New research done at the University of California suggests that gratitude may be associated with many benefits for individuals, including better physical and psychological health, increased happiness and life satisfaction, decreased materialism, and more. Three hundred students who sought counseling at the university’s counseling center were randomly assigned to one of three groups. Although all three groups received counseling services, the first group was also instructed to write one letter of gratitude to another person each week for three weeks and the second group was asked to write about their deepest thoughts and feelings about negative experiences. The third group did not do any writing activity.

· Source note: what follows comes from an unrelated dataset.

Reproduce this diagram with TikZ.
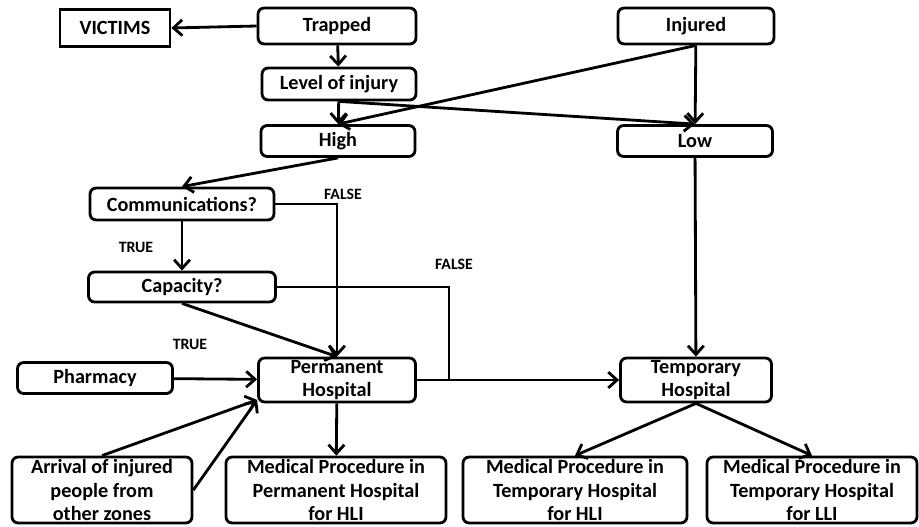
\documentclass[tikz,border=0pt]{standalone}
\usepackage{fontspec}
\setmainfont{Carlito}
\usetikzlibrary{arrows.meta}

\begin{document}
\begin{tikzpicture}[x=0.02cm, y=-0.02cm,
    stage/.style ={draw, line width=1.6pt, rounded corners=3.5pt, align=center, inner sep=1pt,
                   font=\fontsize{11.5}{13.6}\selectfont\bfseries},
    victim/.style ={draw, line width=1.6pt, inner sep=1pt, font=\fontsize{11.5}{13.6}\selectfont\bfseries},
    flag/.style ={font=\fontsize{9}{10}\selectfont\bfseries},
    link/.style ={line width=1.6pt, -{Straight Barb[length=5pt,width=9pt]}}]
   \useasboundingbox (0,0) rectangle (919,527);
   \node[victim, minimum width=2.2cm, minimum height=0.74cm] (VIC) at (115,28) {VICTIMS};
   \node[stage, minimum width=3.16cm, minimum height=0.72cm] (TRP) at (337,26) {Trapped};
   \node[stage, minimum width=3.12cm, minimum height=0.72cm] (INJ) at (696,26) {Injured};
   \node[stage, minimum width=3.08cm, minimum height=0.64cm] (LOI) at (339,84) {Level of injury};
   \node[stage, minimum width=3.08cm, minimum height=0.62cm] (HI) at (338,141) {High};
   \node[stage, minimum width=3.1cm, minimum height=0.62cm] (LO) at (695,141) {Low};
   \node[stage, minimum width=3.68cm, minimum height=0.64cm] (COM) at (182,204) {Communications?};
   \node[stage, minimum width=3.74cm, minimum height=0.6cm] (CAP) at (182,287) {Capacity?};
   \node[stage, minimum width=3.1cm, minimum height=0.62cm] (PHA) at (95,378) {Pharmacy};
   \node[stage, minimum width=3.14cm, minimum height=0.88cm] (PH) at (337,380) {Permanent\\Hospital};
   \node[stage, minimum width=3.02cm, minimum height=0.88cm] (TH) at (696,380) {Temporary\\Hospital};
   \node[stage, minimum width=3.6cm, minimum height=1.32cm] (ARR) at (102,490)
        {Arrival of injured\\people from\\other zones};
   \node[stage, minimum width=4.4cm, minimum height=1.32cm] (MPH) at (336,490)
        {Medical Procedure in\\Permanent Hospital\\for HLI};
   \node[stage, minimum width=4.48cm, minimum height=1.32cm] (MTH) at (575,490)
        {Medical Procedure in\\Temporary Hospital\\for HLI};
   \node[stage, minimum width=4.2cm, minimum height=1.32cm] (MTL) at (812,490)
        {Medical Procedure in\\Temporary Hospital\\for LLI};
   \node[flag] (F1) at (343,194) {FALSE};
   \node[flag] (F2) at (454,264) {FALSE};
   \node[flag] (T1) at (136,247) {TRUE};
   \node[flag] (T2) at (190,344) {TRUE};
   \coordinate (J) at (449,380);
   \draw[link] (TRP.west) to (VIC.east);
   \draw[link] (TRP) to (LOI);
   \draw[link] (LOI) to (HI);
   \draw[link] (LOI.south) to (LO.north);
   \draw[link] (INJ.south) to (HI.north);
   \draw[link] (INJ) to (LO);
   \draw[link] (HI.south) to (COM.north);
   \draw[link] (COM) to (CAP);
   \draw[link] (COM.east) -| (PH.north);
   \draw[line width=1.6pt] (CAP.east) -| (J);
   \draw[link] (CAP.south) to (PH.north);
   \draw[link] (PHA) to (PH);
   \draw[link] (ARR.north) to (PH.194);
   \draw[link] (ARR.east) to (PH.194);
   \draw[link] (PH) to (MPH);
   \draw[link] (PH.east) to (TH.west);
   \draw[link] (LO) to (TH);
   \draw[link] (TH.south) to (MTH.north);
   \draw[link] (TH.south) to (MTL.north);
 \end{tikzpicture}
\end{document}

What did they find? Compared with the participants who wrote about negative experiences or only received counseling, those who wrote gratitude letters reported significantly better mental health four weeks and 12 weeks after their writing exercise ended.

So should you purposefully practice gratitude? Maybe. It’s a bit like cultivating a garden. Weeding out the undesirable plants, fertilizing, and watering makes for an abundant bounty. Metaphorically, weeding out negative thoughts and fertilizing gratitude can help.

It is worthwhile to reflect on the things you’re grateful for and a gratitude practice can help, but you don’t have to make gratitude happen. Sometimes it wells up naturally when your mind is more free. The same intelligent energy that runs the body and makes plants grow catalyzes your thinking into the reality you experience. The unadulterated and uncontaminated expression of this energy is love and understanding. Love and understanding is the natural state of your mind when you aren’t thinking yourself away from it. In turn, love and understanding naturally and effortlessly give rise to gratitude, compassion, presence, and other desirable experiences.

Not sure? Remember this experiment? In our programs, we asked you to think of a time when you were at peace and describe the inner qualities you experienced. You listed things like presence, connection, gratitude, joy, etc. Do you make these experiences come on line or do they just show up?

Let me say this another way: there is a perfection to the design of your mind. When you are in harmony with that perfection, you have what you need and most likely feel grateful for it. Is it possible to be in harmony 100% of the time? Probably not. I know I’m not. In times of disharmony it can be helpful to remember how the mind works.

Gratitude is part of an innate package. Even in difficult times, the perfection of your mind exists. Being in harmony is always possible, and so is gratitude.